>>>>
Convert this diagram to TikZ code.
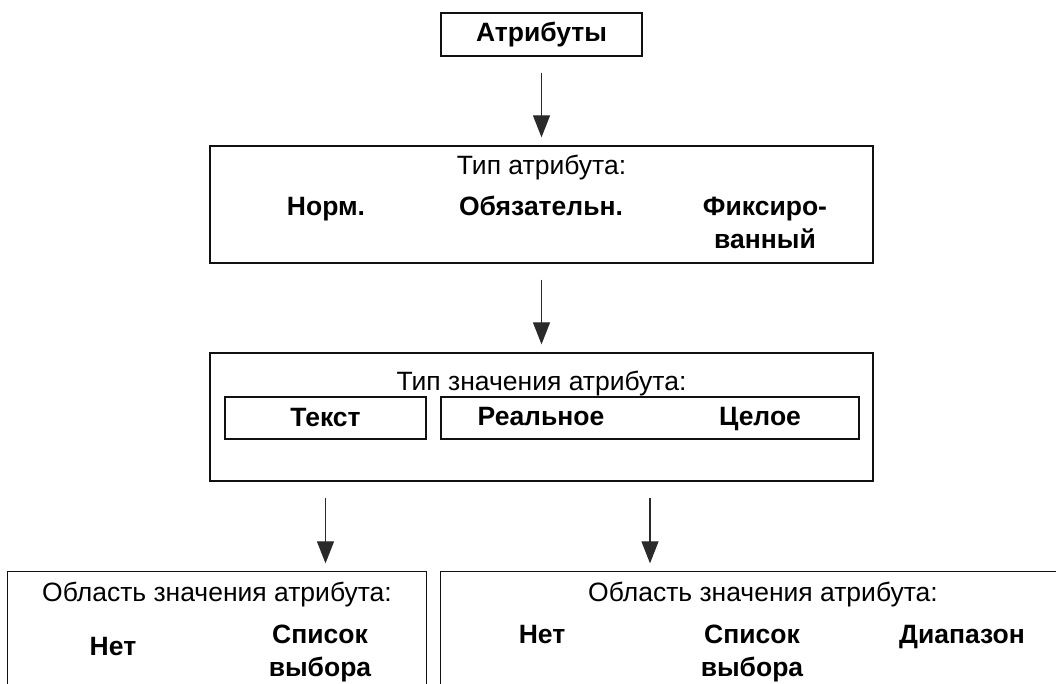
\documentclass[tikz,border=0pt]{standalone}
\usepackage{fontspec}
\setmainfont{Liberation Sans}
\usetikzlibrary{arrows.meta, calc}
\definecolor{cline}{HTML}{111111}
\definecolor{carrow}{HTML}{2A2A2A}
\tikzset{
  every picture/.style={line width=1.3pt},
  box/.style={draw=cline, inner sep=0pt, align=center},
  arrow/.style={-{Triangle[length=22pt, width=17pt]}, draw=carrow, line width=1.2pt, shorten <=16pt, shorten >=8pt},
  head/.style={font=\fontsize{26.5}{33}\selectfont, anchor=base, inner sep=0pt},
  bold/.style={font=\fontsize{26.5}{33}\selectfont\bfseries},
  item/.style={bold, align=center, anchor=north, inner sep=0pt, execute at begin node=\strut},
}

\begin{document}
\begin{tikzpicture}[x=1pt, y=-1pt]
  \useasboundingbox (0,0) rectangle (1056,684);
  % attributes
  \node[box, bold, minimum width=201, minimum height=43] (attr) at (541.5,34.5) {Атрибуты};
  % attribute type
  \node[box, minimum width=663, minimum height=117] (atype) at (541.5,204.5) {};
  \node[head] (atypehead) at (541.5,175) {Тип атрибута:};
  \node[item] (norm) at (326,192) {Норм.};
  \node[item] (oblig) at (541,192) {Обязательн.};
  \node[item] (fixed) at (765,196) {Фиксиро-\\ванный};
  % value type
  \node[box, minimum width=663, minimum height=128] (vtype) at (541.5,417) {};
  \node[head] (vtypehead) at (541.5,390) {Тип значения атрибута:};
  \node[box, bold, minimum width=201, minimum height=42] (vtext) at (325.5,418) {Текст};
  \node[box, minimum width=418, minimum height=42] (vnum) at (650,418) {};
  \node[item] (vreal) at (541,402) {Реальное};
  \node[item] (vint) at (760,402) {Целое};
  % value domain, text
  \node[minimum width=418, minimum height=112, inner sep=0pt] (dom1) at (217,628) {};
  \draw[cline] (dom1.south west) |- (dom1.north east) -- (dom1.south east);
  \node[head] (dom1head) at (217,601) {Область значения атрибута:};
  \node[item] (dom1none) at (113,632) {Нет};
  \node[item] (dom1list) at (320,624) {Список\\выбора};
  % value domain, numbers
  \node[minimum width=619, minimum height=112, inner sep=0pt] (dom2) at (750.5,628) {};
  \draw[cline] (dom2.south west) |- (dom2.north east);
  \node[head] (dom2head) at (763,601) {Область значения атрибута:};
  \node[item] (dom2none) at (542,620) {Нет};
  \node[item] (dom2list) at (752,624) {Список\\выбора};
  \node[item] (dom2range) at (962,620) {Диапазон};
  % arrows
  \draw[arrow] (attr.south) -- (atype.north);
  \draw[arrow] (atype.south) -- (vtype.north);
  \draw[arrow] (vtext |- vtype.south) -- (vtext |- dom1.north);
  \draw[arrow] (vnum |- vtype.south) -- (vnum |- dom2.north);
\end{tikzpicture}
\end{document}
<<<<
[To be done] Restate the data above exactly, stripping out each image.

[Written response]
Convert this diagram to TikZ code.
\documentclass[tikz,border=0pt]{standalone}
\usepackage{fontspec}
\setmainfont{Liberation Sans}
\usetikzlibrary{arrows.meta, calc}
\definecolor{cline}{HTML}{111111}
\definecolor{carrow}{HTML}{2A2A2A}
\tikzset{
  every picture/.style={line width=1.3pt},
  box/.style={draw=cline, inner sep=0pt, align=center},
  arrow/.style={-{Triangle[length=22pt, width=17pt]}, draw=carrow, line width=1.2pt, shorten <=16pt, shorten >=8pt},
  head/.style={font=\fontsize{26.5}{33}\selectfont, anchor=base, inner sep=0pt},
  bold/.style={font=\fontsize{26.5}{33}\selectfont\bfseries},
  item/.style={bold, align=center, anchor=north, inner sep=0pt, execute at begin node=\strut},
}

\begin{document}
\begin{tikzpicture}[x=1pt, y=-1pt]
  \useasboundingbox (0,0) rectangle (1056,684);
  % attributes
  \node[box, bold, minimum width=201, minimum height=43] (attr) at (541.5,34.5) {Атрибуты};
  % attribute type
  \node[box, minimum width=663, minimum height=117] (atype) at (541.5,204.5) {};
  \node[head] (atypehead) at (541.5,175) {Тип атрибута:};
  \node[item] (norm) at (326,192) {Норм.};
  \node[item] (oblig) at (541,192) {Обязательн.};
  \node[item] (fixed) at (765,196) {Фиксиро-\\ванный};
  % value type
  \node[box, minimum width=663, minimum height=128] (vtype) at (541.5,417) {};
  \node[head] (vtypehead) at (541.5,390) {Тип значения атрибута:};
  \node[box, bold, minimum width=201, minimum height=42] (vtext) at (325.5,418) {Текст};
  \node[box, minimum width=418, minimum height=42] (vnum) at (650,418) {};
  \node[item] (vreal) at (541,402) {Реальное};
  \node[item] (vint) at (760,402) {Целое};
  % value domain, text
  \node[minimum width=418, minimum height=112, inner sep=0pt] (dom1) at (217,628) {};
  \draw[cline] (dom1.south west) |- (dom1.north east) -- (dom1.south east);
  \node[head] (dom1head) at (217,601) {Область значения атрибута:};
  \node[item] (dom1none) at (113,632) {Нет};
  \node[item] (dom1list) at (320,624) {Список\\выбора};
  % value domain, numbers
  \node[minimum width=619, minimum height=112, inner sep=0pt] (dom2) at (750.5,628) {};
  \draw[cline] (dom2.south west) |- (dom2.north east);
  \node[head] (dom2head) at (763,601) {Область значения атрибута:};
  \node[item] (dom2none) at (542,620) {Нет};
  \node[item] (dom2list) at (752,624) {Список\\выбора};
  \node[item] (dom2range) at (962,620) {Диапазон};
  % arrows
  \draw[arrow] (attr.south) -- (atype.north);
  \draw[arrow] (atype.south) -- (vtype.north);
  \draw[arrow] (vtext |- vtype.south) -- (vtext |- dom1.north);
  \draw[arrow] (vnum |- vtype.south) -- (vnum |- dom2.north);
\end{tikzpicture}
\end{document}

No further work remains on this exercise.